Q2. その学びは今後どのように活かせそうですか?
自分は指揮者とコレペティという歌手のコーチングをする仕事の二つをしておりますが、 そのどちらにおいても、自分の提案やアイデアを他者に確実に伝える、という事に活かせると思っています。また今後もいろいろな知識やスキルの習得に励む際に、習得に至るまでの全体像も見えやすくなっているので以前よりも淡々と目標達成に迎えるのではと考えています。

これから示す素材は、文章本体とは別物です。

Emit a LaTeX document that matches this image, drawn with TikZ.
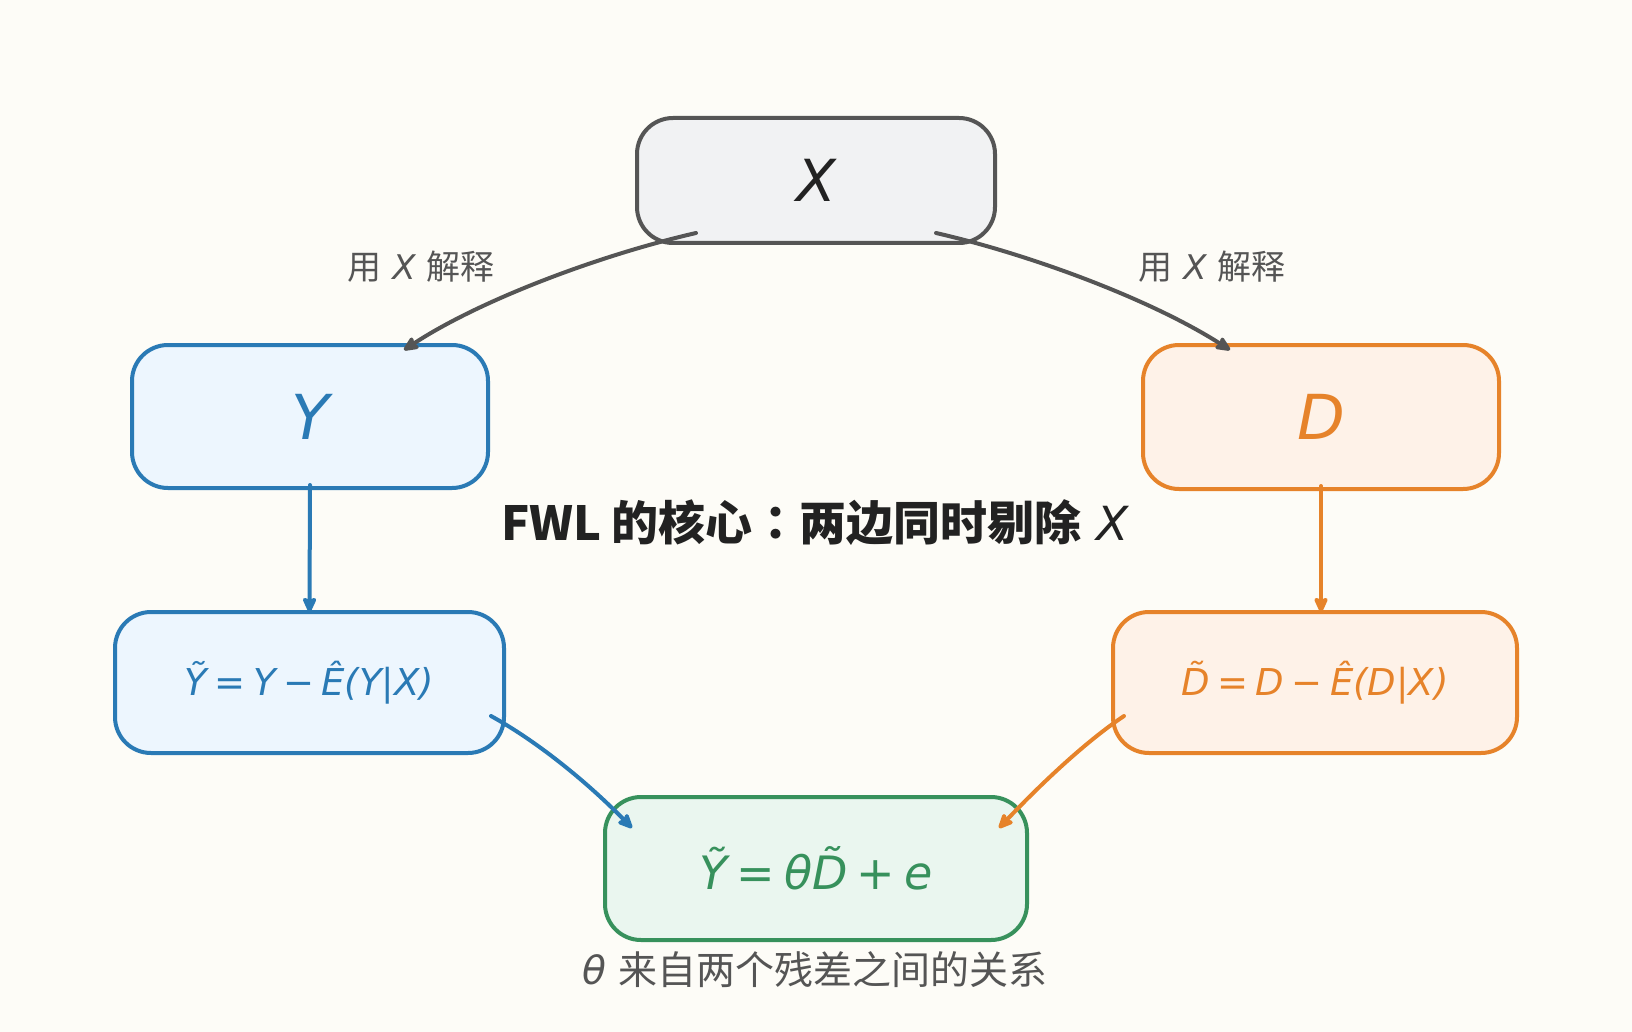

Q3. 今後、奨学生へのエントリーを考えている人へメッセージをお願いします。
NSP奨学生は特に自分の内的な成長を大切にしたい全ての人にお勧め出来る制度だと思い ます。 もちろん成長を施すための適度な労力は必要としますが、NSPの活動をサポートをしてくれる方々がそれぞれ素晴らしい人物で、そのような方と出会えることが一番の財産になると思っております。自分の人格の成長に対する興味がある方や人との出会いをご縁と受け取るタイプの方は、エントリーをされてまず間違いなく実りのある機会になると思っております。
Q4. 音楽家を志す、皆さんよりもさらに若い世代へのメッセージをお願いします。
音楽は本当の意味で人を癒したり勇気づけたりする素晴らしい芸術だと思っています。 音楽を学べば学ぶほど、深い気づきや学び、感動がありそれらが自分達の人生を豊かにしてくれると考えています。 もし音楽家を志す方がいらっしゃれば、自分にとってその方は同志です。 お互い一生懸命勉強をして音楽を愛して学び合えたらと思います。聴いてくださるお客様や、共演者、そして曲を書いてくれた作曲家達にわずかでも貢献出来るよう全力で音楽を楽しみましょう!
Q5. 今後の目標を教えてください。
自分としては指揮者の仕事はまず第一に相手のエネルギーを受け止める仕事だと思っております。さまざまな想いをもった音楽家が放つ大量の音を、善悪のジャッジなく受け止め、そ れらを分け隔てなく愛するときに、音楽は大きく拡がっていくのではと想像します。 作曲家、関わる全ての音楽家、そして自分の想いを大きな心で受け止められる人間になりたいと思っています。そのために喜びも悲しみも達成感も苦労もとことん全力で味わっていこうと思っております。